## Your instructions:
Search the material for "React" and show all lines that contain it.

§ §

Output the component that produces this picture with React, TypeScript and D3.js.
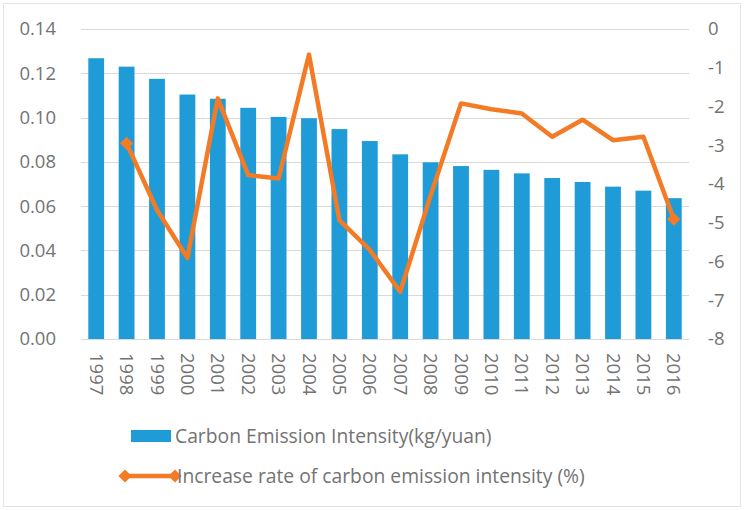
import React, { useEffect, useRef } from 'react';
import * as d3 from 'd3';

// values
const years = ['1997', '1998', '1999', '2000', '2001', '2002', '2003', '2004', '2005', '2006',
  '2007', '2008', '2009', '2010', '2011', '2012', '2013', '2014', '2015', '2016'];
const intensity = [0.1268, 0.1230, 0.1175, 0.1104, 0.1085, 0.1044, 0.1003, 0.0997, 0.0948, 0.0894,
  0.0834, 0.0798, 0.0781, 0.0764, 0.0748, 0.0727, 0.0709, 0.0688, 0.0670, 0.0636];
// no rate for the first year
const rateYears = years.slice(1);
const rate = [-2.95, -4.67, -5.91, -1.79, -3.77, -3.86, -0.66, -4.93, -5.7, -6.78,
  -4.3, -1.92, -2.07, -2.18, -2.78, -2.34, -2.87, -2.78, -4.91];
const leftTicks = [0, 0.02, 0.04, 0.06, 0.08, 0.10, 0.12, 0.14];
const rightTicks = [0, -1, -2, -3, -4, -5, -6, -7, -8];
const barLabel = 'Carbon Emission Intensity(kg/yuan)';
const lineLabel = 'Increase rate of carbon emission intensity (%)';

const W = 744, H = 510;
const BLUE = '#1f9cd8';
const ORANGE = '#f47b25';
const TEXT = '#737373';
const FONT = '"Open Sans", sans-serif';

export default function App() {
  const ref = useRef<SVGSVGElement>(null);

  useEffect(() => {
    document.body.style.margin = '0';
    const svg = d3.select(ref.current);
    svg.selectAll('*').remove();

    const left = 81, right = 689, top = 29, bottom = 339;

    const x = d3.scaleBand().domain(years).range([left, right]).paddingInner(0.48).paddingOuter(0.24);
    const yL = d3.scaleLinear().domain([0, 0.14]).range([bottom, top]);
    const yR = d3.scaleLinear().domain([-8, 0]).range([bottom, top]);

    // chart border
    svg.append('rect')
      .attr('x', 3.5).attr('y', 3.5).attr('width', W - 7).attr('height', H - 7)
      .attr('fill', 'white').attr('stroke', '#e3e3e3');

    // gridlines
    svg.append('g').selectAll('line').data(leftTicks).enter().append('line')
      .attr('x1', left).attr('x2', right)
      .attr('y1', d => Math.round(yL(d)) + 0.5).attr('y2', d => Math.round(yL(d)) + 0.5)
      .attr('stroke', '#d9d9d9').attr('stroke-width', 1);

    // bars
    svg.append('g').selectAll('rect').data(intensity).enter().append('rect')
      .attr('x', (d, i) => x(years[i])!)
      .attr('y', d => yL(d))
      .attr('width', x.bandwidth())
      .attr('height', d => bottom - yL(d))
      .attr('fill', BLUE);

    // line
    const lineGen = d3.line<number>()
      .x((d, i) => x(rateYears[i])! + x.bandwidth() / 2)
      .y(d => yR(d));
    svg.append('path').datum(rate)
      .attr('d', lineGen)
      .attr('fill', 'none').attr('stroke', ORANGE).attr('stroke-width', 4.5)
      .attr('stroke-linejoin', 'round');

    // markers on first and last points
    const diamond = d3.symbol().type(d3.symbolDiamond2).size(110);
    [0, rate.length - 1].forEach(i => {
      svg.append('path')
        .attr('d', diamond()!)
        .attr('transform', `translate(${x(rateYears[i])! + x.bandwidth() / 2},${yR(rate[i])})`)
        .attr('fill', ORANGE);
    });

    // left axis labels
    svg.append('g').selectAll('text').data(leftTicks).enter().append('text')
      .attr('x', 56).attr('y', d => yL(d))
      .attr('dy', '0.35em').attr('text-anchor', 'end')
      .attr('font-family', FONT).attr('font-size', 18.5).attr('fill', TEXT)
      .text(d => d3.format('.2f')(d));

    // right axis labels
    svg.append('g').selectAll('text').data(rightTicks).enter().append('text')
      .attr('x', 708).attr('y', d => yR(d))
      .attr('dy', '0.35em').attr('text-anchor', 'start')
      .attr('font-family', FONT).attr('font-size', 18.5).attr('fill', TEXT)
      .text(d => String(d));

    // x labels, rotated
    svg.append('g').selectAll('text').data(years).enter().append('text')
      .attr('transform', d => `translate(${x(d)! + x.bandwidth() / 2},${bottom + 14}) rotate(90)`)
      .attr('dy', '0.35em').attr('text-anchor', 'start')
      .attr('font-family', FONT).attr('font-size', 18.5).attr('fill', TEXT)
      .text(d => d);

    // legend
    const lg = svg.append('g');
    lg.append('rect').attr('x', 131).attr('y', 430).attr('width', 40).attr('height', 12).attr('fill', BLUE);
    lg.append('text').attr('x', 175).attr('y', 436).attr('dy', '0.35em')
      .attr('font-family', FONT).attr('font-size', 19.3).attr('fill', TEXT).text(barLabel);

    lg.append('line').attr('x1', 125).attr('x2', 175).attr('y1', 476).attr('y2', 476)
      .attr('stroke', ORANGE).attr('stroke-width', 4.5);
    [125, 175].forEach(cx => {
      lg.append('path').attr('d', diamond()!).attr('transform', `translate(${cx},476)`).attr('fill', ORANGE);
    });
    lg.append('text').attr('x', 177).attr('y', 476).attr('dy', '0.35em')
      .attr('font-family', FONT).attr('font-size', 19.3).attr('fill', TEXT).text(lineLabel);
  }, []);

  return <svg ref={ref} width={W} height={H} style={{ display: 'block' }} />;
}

§ §

## Solution to the exercise:
Output the component that produces this picture with React, TypeScript and D3.js.
import React, { useEffect, useRef } from 'react';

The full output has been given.